--- START ---

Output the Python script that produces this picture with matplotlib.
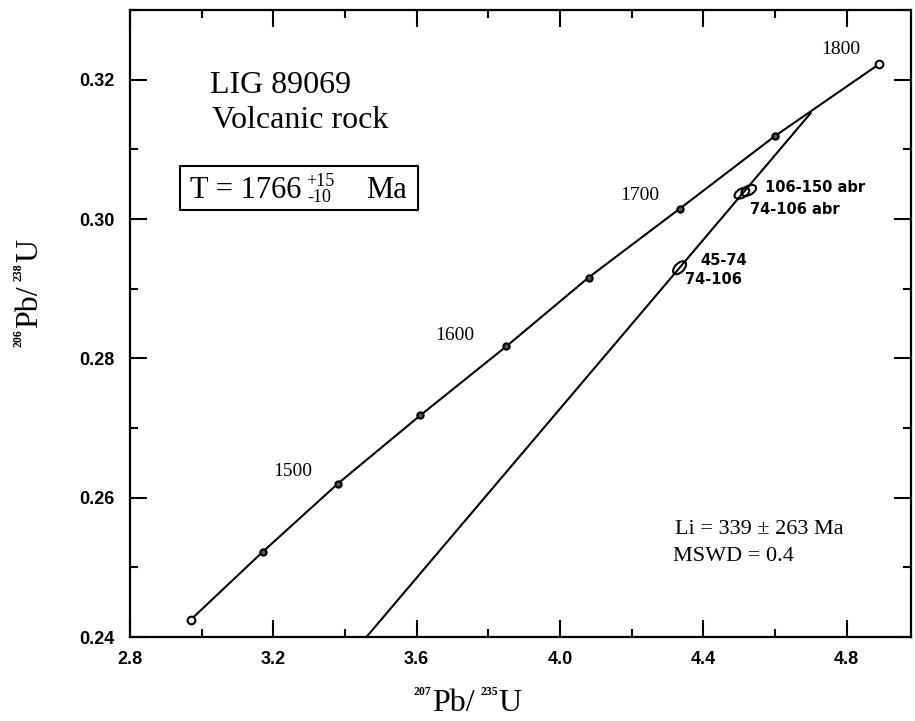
import numpy as np
import matplotlib
matplotlib.use('Agg')
from matplotlib import pyplot as plt
from matplotlib import transforms
from matplotlib.patches import Ellipse, Rectangle

# данные
ages = [1400, 1450, 1500, 1550, 1600, 1650, 1700, 1750, 1800]
pb207_u235 = [2.97, 3.17, 3.38, 3.61, 3.85, 4.08, 4.335, 4.60, 4.89]
pb206_u238 = [0.2425, 0.2522, 0.2620, 0.2718, 0.2817, 0.2916, 0.3015, 0.3119, 0.3222]
labelled_ages = [1500, 1600, 1700, 1800]

# дискордия: нижний край рамки -> верхнее пересечение (1766 Ma)
disc_x = [3.46, 4.70]
disc_y = [0.24, 0.3152]

# эллипсы анализов
ell_x = [4.334, 4.508, 4.527]
ell_y = [0.2930, 0.3037, 0.3041]
ell_angle = [45, 28, 28]

serif = ['Liberation Serif', 'DejaVu Serif']
plt.rcParams['font.family'] = serif

W, H = 915, 721
fig = plt.figure(figsize=(W / 100, H / 100), dpi=100)
ax = fig.add_axes([130 / W, 1 - 637 / H, (911 - 130) / W, (637 - 10) / H])


def px(x, y):
    return x / W, 1 - y / H


ax.plot(pb207_u235, pb206_u238, color='black', lw=1.5, zorder=2)
ax.plot(pb207_u235[1:-1], pb206_u238[1:-1], 'o', ms=4.5, mfc='#555555', mec='black', mew=1.5, zorder=3)
ax.plot([pb207_u235[0], pb207_u235[-1]], [pb206_u238[0], pb206_u238[-1]], 'o', ms=5.5,
        mfc='white', mec='black', mew=1.5, zorder=3)
ax.plot(disc_x, disc_y, color='black', lw=1.5, zorder=2)

for x, y, a in zip(ell_x, ell_y, ell_angle):
    tr = fig.dpi_scale_trans + transforms.ScaledTranslation(x, y, ax.transData)
    ax.add_patch(Ellipse((0, 0), 0.16, 0.09, angle=a, transform=tr,
                         fill=False, ec='black', lw=1.5, zorder=4))

ax.set_xlim(2.8, 4.98)
ax.set_ylim(0.24, 0.33)
ax.set_xticks(np.arange(2.8, 4.81, 0.4))
ax.set_xticks(np.arange(3.0, 4.9, 0.4), minor=True)
ax.set_yticks(np.arange(0.24, 0.321, 0.02))
ax.set_yticks(np.arange(0.25, 0.33, 0.02), minor=True)
ax.set_xticklabels(['%.1f' % v for v in np.arange(2.8, 4.81, 0.4)])
ax.set_yticklabels(['%.2f' % v for v in np.arange(0.24, 0.321, 0.02)])
ax.tick_params(which='both', direction='in', top=True, right=True, width=1.5)
ax.tick_params(which='major', length=12)
ax.tick_params(which='minor', length=6)
ax.tick_params(axis='x', pad=10)
ax.tick_params(axis='y', pad=11)
for lab in ax.get_xticklabels() + ax.get_yticklabels():
    lab.set_family('Liberation Sans')
    lab.set_fontsize(13)
    lab.set_weight('bold')
for s in ax.spines.values():
    s.set_linewidth(1.6)


def piece_label(x0, y0, pieces, vertical=False):
    # подпись оси из кусков: маленькие индексы изотопов + крупный текст
    r = fig.canvas.get_renderer()
    pos = 0
    for txt, size, weight, rise, gap in pieces:
        if vertical:
            xy = px(x0 - rise, y0 - pos)
        else:
            xy = px(x0 + pos, y0 - rise)
        t = fig.text(*xy, txt, fontsize=size, weight=weight, ha='left', va='baseline',
                     rotation=90 if vertical else 0, rotation_mode='anchor')
        bb = t.get_window_extent(r)
        pos += (bb.height if vertical else bb.width) + gap


piece_label(413, 711, [('207', 8.5, 'bold', 16, 1), ('Pb/', 23, 'normal', 0, 6),
                       ('235', 8.5, 'bold', 16, 1), ('U', 23, 'normal', 0, 0)])
piece_label(37, 347, [('206', 8.5, 'bold', 15, 1), ('Pb/', 23, 'normal', 0, 5),
                      ('238', 8.5, 'bold', 15, 1), ('U', 23, 'normal', 0, 0)], vertical=True)

# подписи возрастов
age_pos = {1500: (293, 472), 1600: (455, 335), 1700: (640, 195), 1800: (841, 50)}
for a in labelled_ages:
    fig.text(*px(*age_pos[a]), str(a), ha='center', va='center', fontsize=14)

fig.text(*px(210, 93), 'LIG 89069', ha='left', va='baseline', fontsize=23)
fig.text(*px(212, 128), 'Volcanic rock', ha='left', va='baseline', fontsize=23)

fig.add_artist(Rectangle(px(180, 210), (418 - 180) / W, (210 - 166) / H,
                         transform=fig.transFigure, fill=False, ec='black', lw=1.5))
fig.text(*px(190, 198), 'T = 1766', ha='left', va='baseline', fontsize=22)
fig.text(*px(306, 182), '+15', ha='left', va='center', fontsize=13)
fig.text(*px(307, 198), '-10', ha='left', va='center', fontsize=13)
fig.text(*px(366, 198), 'Ma', ha='left', va='baseline', fontsize=22)

fig.text(*px(675, 534), 'Li = 339 \u00b1 263 Ma', ha='left', va='baseline', fontsize=16)
fig.text(*px(673, 561), 'MSWD = 0.4', ha='left', va='baseline', fontsize=16)

for t, x, y in [('106-150 abr', 765, 187), ('74-106 abr', 750, 210),
                ('45-74', 700, 260), ('74-106', 685, 279)]:
    fig.text(*px(x, y), t, ha='left', va='center', fontsize=10.5, family='DejaVu Sans', weight='bold')

fig.savefig('out.png', dpi=100)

--- END ---

▶ **WHAT THIS TASK INVOLVES**
Write the listing above out again exactly, dropping each image.

▶ **SOLUTION TO THE PROBLEM**
Output the Python script that produces this picture with matplotlib.
import numpy as np
import matplotlib
matplotlib.use('Agg')
from matplotlib import pyplot as plt
from matplotlib import transforms
from matplotlib.patches import Ellipse, Rectangle

# данные
ages = [1400, 1450, 1500, 1550, 1600, 1650, 1700, 1750, 1800]
pb207_u235 = [2.97, 3.17, 3.38, 3.61, 3.85, 4.08, 4.335, 4.60, 4.89]
pb206_u238 = [0.2425, 0.2522, 0.2620, 0.2718, 0.2817, 0.2916, 0.3015, 0.3119, 0.3222]
labelled_ages = [1500, 1600, 1700, 1800]

# дискордия: нижний край рамки -> верхнее пересечение (1766 Ma)
disc_x = [3.46, 4.70]
disc_y = [0.24, 0.3152]

# эллипсы анализов
ell_x = [4.334, 4.508, 4.527]
ell_y = [0.2930, 0.3037, 0.3041]
ell_angle = [45, 28, 28]

serif = ['Liberation Serif', 'DejaVu Serif']
plt.rcParams['font.family'] = serif

W, H = 915, 721
fig = plt.figure(figsize=(W / 100, H / 100), dpi=100)
ax = fig.add_axes([130 / W, 1 - 637 / H, (911 - 130) / W, (637 - 10) / H])


def px(x, y):
    return x / W, 1 - y / H


ax.plot(pb207_u235, pb206_u238, color='black', lw=1.5, zorder=2)
ax.plot(pb207_u235[1:-1], pb206_u238[1:-1], 'o', ms=4.5, mfc='#555555', mec='black', mew=1.5, zorder=3)
ax.plot([pb207_u235[0], pb207_u235[-1]], [pb206_u238[0], pb206_u238[-1]], 'o', ms=5.5,
        mfc='white', mec='black', mew=1.5, zorder=3)
ax.plot(disc_x, disc_y, color='black', lw=1.5, zorder=2)

for x, y, a in zip(ell_x, ell_y, ell_angle):
    tr = fig.dpi_scale_trans + transforms.ScaledTranslation(x, y, ax.transData)
    ax.add_patch(Ellipse((0, 0), 0.16, 0.09, angle=a, transform=tr,
                         fill=False, ec='black', lw=1.5, zorder=4))

ax.set_xlim(2.8, 4.98)
ax.set_ylim(0.24, 0.33)
ax.set_xticks(np.arange(2.8, 4.81, 0.4))
ax.set_xticks(np.arange(3.0, 4.9, 0.4), minor=True)
ax.set_yticks(np.arange(0.24, 0.321, 0.02))
ax.set_yticks(np.arange(0.25, 0.33, 0.02), minor=True)
ax.set_xticklabels(['%.1f' % v for v in np.arange(2.8, 4.81, 0.4)])
ax.set_yticklabels(['%.2f' % v for v in np.arange(0.24, 0.321, 0.02)])
ax.tick_params(which='both', direction='in', top=True, right=True, width=1.5)
ax.tick_params(which='major', length=12)
ax.tick_params(which='minor', length=6)
ax.tick_params(axis='x', pad=10)
ax.tick_params(axis='y', pad=11)
for lab in ax.get_xticklabels() + ax.get_yticklabels():
    lab.set_family('Liberation Sans')
    lab.set_fontsize(13)
    lab.set_weight('bold')
for s in ax.spines.values():
    s.set_linewidth(1.6)


def piece_label(x0, y0, pieces, vertical=False):
    # подпись оси из кусков: маленькие индексы изотопов + крупный текст
    r = fig.canvas.get_renderer()
    pos = 0
    for txt, size, weight, rise, gap in pieces:
        if vertical:
            xy = px(x0 - rise, y0 - pos)
        else:
            xy = px(x0 + pos, y0 - rise)
        t = fig.text(*xy, txt, fontsize=size, weight=weight, ha='left', va='baseline',
                     rotation=90 if vertical else 0, rotation_mode='anchor')
        bb = t.get_window_extent(r)
        pos += (bb.height if vertical else bb.width) + gap


piece_label(413, 711, [('207', 8.5, 'bold', 16, 1), ('Pb/', 23, 'normal', 0, 6),
                       ('235', 8.5, 'bold', 16, 1), ('U', 23, 'normal', 0, 0)])
piece_label(37, 347, [('206', 8.5, 'bold', 15, 1), ('Pb/', 23, 'normal', 0, 5),
                      ('238', 8.5, 'bold', 15, 1), ('U', 23, 'normal', 0, 0)], vertical=True)

# подписи возрастов
age_pos = {1500: (293, 472), 1600: (455, 335), 1700: (640, 195), 1800: (841, 50)}
for a in labelled_ages:
    fig.text(*px(*age_pos[a]), str(a), ha='center', va='center', fontsize=14)

fig.text(*px(210, 93), 'LIG 89069', ha='left', va='baseline', fontsize=23)
fig.text(*px(212, 128), 'Volcanic rock', ha='left', va='baseline', fontsize=23)

fig.add_artist(Rectangle(px(180, 210), (418 - 180) / W, (210 - 166) / H,
                         transform=fig.transFigure, fill=False, ec='black', lw=1.5))
fig.text(*px(190, 198), 'T = 1766', ha='left', va='baseline', fontsize=22)
fig.text(*px(306, 182), '+15', ha='left', va='center', fontsize=13)
fig.text(*px(307, 198), '-10', ha='left', va='center', fontsize=13)
fig.text(*px(366, 198), 'Ma', ha='left', va='baseline', fontsize=22)

fig.text(*px(675, 534), 'Li = 339 \u00b1 263 Ma', ha='left', va='baseline', fontsize=16)
fig.text(*px(673, 561), 'MSWD = 0.4', ha='left', va='baseline', fontsize=16)

for t, x, y in [('106-150 abr', 765, 187), ('74-106 abr', 750, 210),
                ('45-74', 700, 260), ('74-106', 685, 279)]:
    fig.text(*px(x, y), t, ha='left', va='center', fontsize=10.5, family='DejaVu Sans', weight='bold')

fig.savefig('out.png', dpi=100)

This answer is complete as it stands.